Gentle giants that can exceed six feet at the withers and weigh more than a ton, Belgians are more popular in the U.S. than all other draft breeds combined.  They can pull prodigious weights; a team of Belgians whose combined weight was 4,200 pounds pulled 17,000 pounds for 7.2 feet. Yikes.



 Pulling an antique cultivator (?) and a man is nothing to these enormous animals. The antique equipment looks so frail and spidery; I look at the potential for getting it all stomped on and twisted and it scares me. But Belgians are steady animals, not the stomping kind.




 Coming about...


 Another team, these with natural, not docked, tails. I've got to guess that the suspension on this old machinery makes for a bone-rattling ride. We are so spoiled with our hydraulic shocks and air-conditioned tractor cabs, sitting high above the dust. Imagine how sore you'd be after a day of riding this.


I knew a Belgian mare named Victoria when I was a college student living in the wilds outside the Harvard Forest in Petersham, Massachusetts. Her owner, an opera singer and woodswoman, used Victoria to haul the wood with which she heated her cottage in the winter. Yes, it was romantic as it sounds, drowning in climbing roses and backed by sugar maples. Susan used to let me ride Victoria into the town square of Petersham, where I would tie her and go get an ice cream cone at the general store.

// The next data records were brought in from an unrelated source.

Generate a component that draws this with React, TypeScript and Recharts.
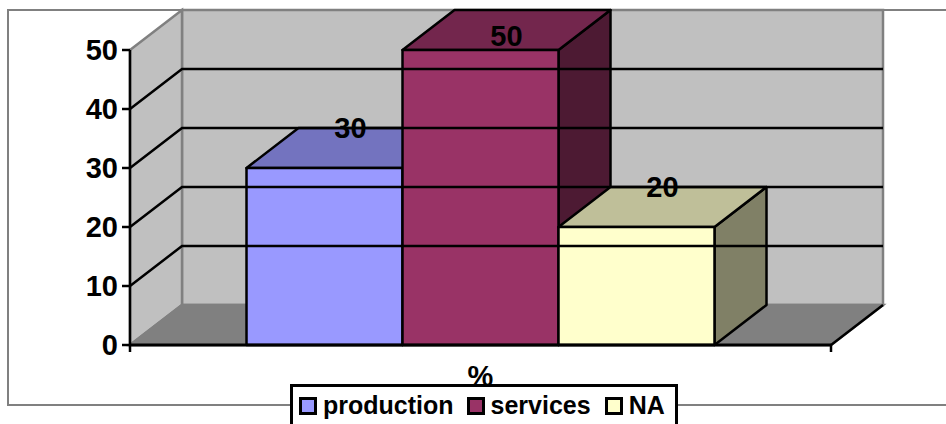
import React from "react";
import { Bar, BarChart, LabelList, Legend, ReferenceArea, ReferenceLine, XAxis, YAxis } from "recharts";

// Column chart with an oblique box projection, as office charts draw it.
const categories = ["%"];
const seriesNames = ["production", "services", "NA"];
const seriesValues = [30, 50, 20];
const seriesFronts = ["#9999ff", "#993366", "#ffffcc"];
const seriesTops = ["#7373bf", "#73264d", "#bfbf99"];
const seriesSides = ["#4d4d80", "#4d1a33", "#808066"];
const yTicks = [0, 10, 20, 30, 40, 50];
const innerGridValues = [10, 20, 30, 40];
const legendGaps = [13, 14, 0];

const DEPTH_X = 52;
const DEPTH_Y = -40;
const LABEL_MIN_Y = 36;
const AXIS_END_TICK = 7;
const FONT = "'Liberation Sans', Arial, sans-serif";
const WALL = "#c0c0c0";
const FLOOR = "#808080";
const EDGE = "#808080";

const rows = categories.map((name) => {
  const row: Record<string, string | number> = { name };
  seriesNames.forEach((s, i) => {
    row[s] = seriesValues[i];
  });
  return row;
});

const poly = (pts: number[][]) => pts.map((p) => p.join(",")).join(" ");

// Back wall, side wall and floor, spanned from the plot rectangle.
function Walls({ x, y, width, height }: any) {
  const l = x, r = x + width, t = y, b = y + height;
  const dx = DEPTH_X, dy = DEPTH_Y;
  return (
    <g>
      <polygon points={poly([[l + dx, t + dy], [r + dx, t + dy], [r + dx, b + dy], [l + dx, b + dy]])} fill={WALL} stroke={EDGE} strokeWidth={2.5} />
      <polygon points={poly([[l, t], [l + dx, t + dy], [l + dx, b + dy], [l, b]])} fill={WALL} stroke={EDGE} strokeWidth={2.5} />
      <polygon points={poly([[l, b], [l + dx, b + dy], [r + dx, b + dy], [r, b]])} fill={FLOOR} stroke={EDGE} strokeWidth={2.5} />
      <line x1={r} y1={b} x2={r + dx} y2={b + dy} stroke="#000" strokeWidth={2.5} />
      <line x1={l} y1={b} x2={l} y2={b + AXIS_END_TICK} stroke="#000" strokeWidth={2.5} />
      <line x1={r} y1={b} x2={r} y2={b + AXIS_END_TICK} stroke="#000" strokeWidth={2.5} />
    </g>
  );
}

// One gridline running along the side wall and across the back wall.
function GridRun({ x1, y1, x2, y2 }: any) {
  return (
    <polyline
      points={poly([[x1, y1], [x1 + DEPTH_X, y1 + DEPTH_Y], [x2 + DEPTH_X, y2 + DEPTH_Y]])}
      fill="none"
      stroke="#000"
      strokeWidth={2.5}
    />
  );
}

function Column3D({ x, y, width, height, index, seriesIndex }: any) {
  const i = seriesIndex ?? index;
  const dx = DEPTH_X, dy = DEPTH_Y;
  const common = { stroke: "#000", strokeWidth: 2.5, strokeLinejoin: "round" as const };
  return (
    <g>
      <polygon {...common} fill={seriesSides[i]} points={poly([[x + width, y], [x + width + dx, y + dy], [x + width + dx, y + height + dy], [x + width, y + height]])} />
      <polygon {...common} fill={seriesTops[i]} points={poly([[x, y], [x + dx, y + dy], [x + width + dx, y + dy], [x + width, y]])} />
      <rect {...common} x={x} y={y} width={width} height={height} fill={seriesFronts[i]} />
    </g>
  );
}

function ValueLabel({ x, y, width, value }: any) {
  const cy = Math.max(y + DEPTH_Y, LABEL_MIN_Y);
  return (
    <text
      x={x + width / 2 + DEPTH_X / 2}
      y={cy}
      dy="0.36em"
      textAnchor="middle"
      fontFamily={FONT}
      fontWeight={700}
      fontSize={29}
      fill="#000"
    >
      {value}
    </text>
  );
}

function LegendBox() {
  return (
    <div
      style={{
        position: "absolute",
        left: 290,
        top: 384,
        width: 388,
        height: 46,
        boxSizing: "border-box",
        border: "3px solid #000",
        background: "#fff",
        display: "flex",
        alignItems: "flex-start",
        fontFamily: FONT,
        fontWeight: 700,
        fontSize: 25,
        lineHeight: "37px",
        color: "#000",
        paddingLeft: 6,
      }}
    >
      {seriesNames.map((name, i) => (
        <span key={name} style={{ display: "inline-flex", alignItems: "center", marginRight: legendGaps[i] }}>
          <span
            style={{
              width: 18,
              height: 18,
              boxSizing: "border-box",
              border: "3px solid #000",
              background: seriesFronts[i],
              marginRight: 6,
            }}
          />
          {name}
        </span>
      ))}
    </div>
  );
}

export default function App() {
  return (
    <div style={{ position: "absolute", left: 0, top: 0, width: 946, height: 424, overflow: "hidden", background: "#fff" }}>
      <div style={{ position: "absolute", left: 7, top: 9, width: 960, height: 397, border: "2.5px solid #808080", boxSizing: "border-box" }} />
      <BarChart
        width={946}
        height={424}
        data={rows}
        margin={{ top: 50, right: 115, bottom: 0, left: 70 }}
        barCategoryGap={116.5}
        barGap={0}
        style={{ position: "absolute", left: 0, top: 0 }}
      >
        <ReferenceArea x1="%" x2="%" y1={0} y2={50} shape={<Walls />} ifOverflow="visible" />
        {innerGridValues.map((v) => (
          <ReferenceLine key={v} y={v} shape={<GridRun />} ifOverflow="visible" />
        ))}
        <XAxis
          dataKey="name"
          height={79}
          axisLine={{ stroke: "#000", strokeWidth: 3 }}
          tickLine={false}
          tick={{ fontFamily: FONT, fontWeight: 700, fontSize: 29, fill: "#000" }}
          tickMargin={14}
        />
        <YAxis
          width={60}
          domain={[0, 50]}
          ticks={yTicks}
          interval={0}
          axisLine={{ stroke: "#000", strokeWidth: 2.5 }}
          tickLine={{ stroke: "#000", strokeWidth: 2.5 }}
          tickSize={8}
          tickMargin={4}
          tick={{ fontFamily: FONT, fontWeight: 700, fontSize: 29, fill: "#000" }}
        />
        <Legend content={<LegendBox />} wrapperStyle={{ position: "absolute", left: 0, top: 0, width: 0, height: 0 }} />
        {seriesNames.map((s, i) => (
          <Bar key={s} dataKey={s} isAnimationActive={false} shape={(p: any) => <Column3D {...p} seriesIndex={i} />}>
            <LabelList dataKey={s} content={<ValueLabel />} />
          </Bar>
        ))}
      </BarChart>
    </div>
  );
}
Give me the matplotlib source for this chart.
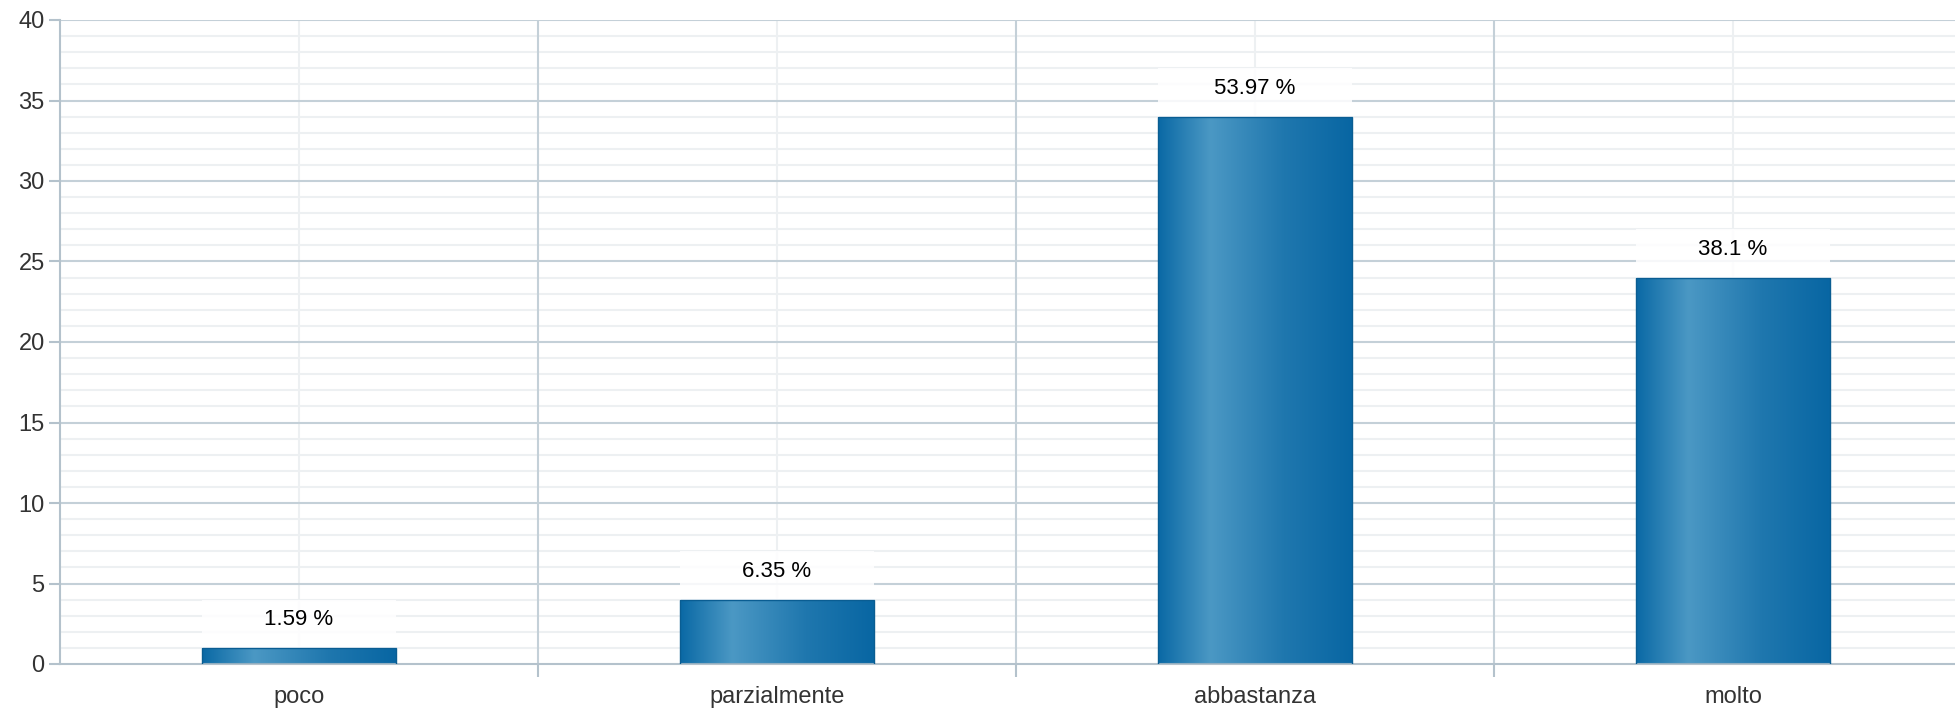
import matplotlib
matplotlib.use("Agg")
from matplotlib import pyplot as plt
from matplotlib.colors import LinearSegmentedColormap
from matplotlib.patches import Rectangle
import numpy as np

categories = ["poco", "parzialmente", "abbastanza", "molto"]
counts = [1, 4, 34, 24]
labels = ["1.59 %", "6.35 %", "53.97 %", "38.1 %"]

plt.rcParams['font.family'] = ['Liberation Sans', 'DejaVu Sans']

axiscol = '#b4c2cc'
majcol = '#c4d0d8'
mincol = '#edf0f2'
textcol = '#333333'

fig = plt.figure(figsize=(19.55, 7.10), dpi=100)
# the plot area runs a little past the right edge of the picture
ax = fig.add_axes([60/1955, 1-664/710, 1912/1955, (664-20)/710])

x = np.arange(len(categories))
width = 0.405
ax.set_xlim(-0.5, len(categories)-0.5)
ax.set_ylim(0, 40)

# grid
for yv in np.arange(1, 40, 1):
    if yv % 5:
        ax.axhline(yv, color=mincol, lw=1.5, zorder=0)
for yv in np.arange(5, 41, 5):
    ax.axhline(yv, color=majcol, lw=1.5, zorder=0.5)
for xv in x:
    ax.axvline(xv, color=mincol, lw=1.5, zorder=0.2)
for xv in x[:-1] + 0.5:
    ax.axvline(xv, color=majcol, lw=1.5, zorder=0.5)

# gradient for bars
cmap = LinearSegmentedColormap.from_list(
    "bar", [(0, '#0a69a5'), (0.27, '#4b98c4'), (0.65, '#1f77ae'), (1, '#0866a3')])
grad = np.linspace(0, 1, 256).reshape(1, -1)

bars = ax.bar(x, counts, width=width, color='none', edgecolor='#0a5d92', lw=1, zorder=3)
for b, lab in zip(bars, labels):
    x0, w, h = b.get_x(), b.get_width(), b.get_height()
    im = ax.imshow(grad, cmap=cmap, aspect='auto', extent=[x0, x0+w, 0, h], zorder=2)
    clip = Rectangle((x0, 0), w, h, transform=ax.transData)
    im.set_clip_path(clip)
    # white box behind the value label
    ax.add_patch(Rectangle((x0, h), w, 3.0, facecolor='white', edgecolor='none', alpha=0.85, zorder=1))
    ax.text(x0 + w/2, h + 1.75, lab, ha='center', va='center', fontsize=16, color='black', zorder=4)

ax.set_xticks(x[:-1] + 0.5)
ax.set_xticklabels([])
ax.set_xticks(x, minor=True)
ax.set_xticklabels(categories, minor=True, fontsize=17, color=textcol)
ax.tick_params(axis='x', which='major', length=9, width=1.5, color=axiscol)
ax.tick_params(axis='x', which='minor', length=0, pad=16)

ax.set_yticks(np.arange(0, 41, 5))
ax.tick_params(axis='y', length=8, width=1.5, color=axiscol, labelsize=17, labelcolor=textcol, pad=3)

for s in ['top', 'right']:
    ax.spines[s].set_visible(False)
for s in ['left', 'bottom']:
    ax.spines[s].set_color(axiscol)
    ax.spines[s].set_linewidth(1.5)

fig.savefig("out.png", dpi=100)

When I turned Victoria  for home, she'd finally break into a canter in a slow-motion, Belgiany kind of way. It was like riding an overstuffed sofa, absolutely glorious and exhilarating, to have the ground shaking beneath her great hooves and me bareback astride. I loved that horse.


And so it was pure pleasure to watch this gentleman ready his team (two experienced horses with wide blazes, and a young mare on the left) for the exhibition.




Tucking the forelocks.



Despite the blinders, they keep an ear cocked back to keep track of where he is so they won't step on him.



We thanked him, and apologized for being such paparazzi. He didn't mind. He thinks they're beautiful, too.


Belgians snoozing, scratching



Pulling, whoaing


Champing their bits, waiting for the next request.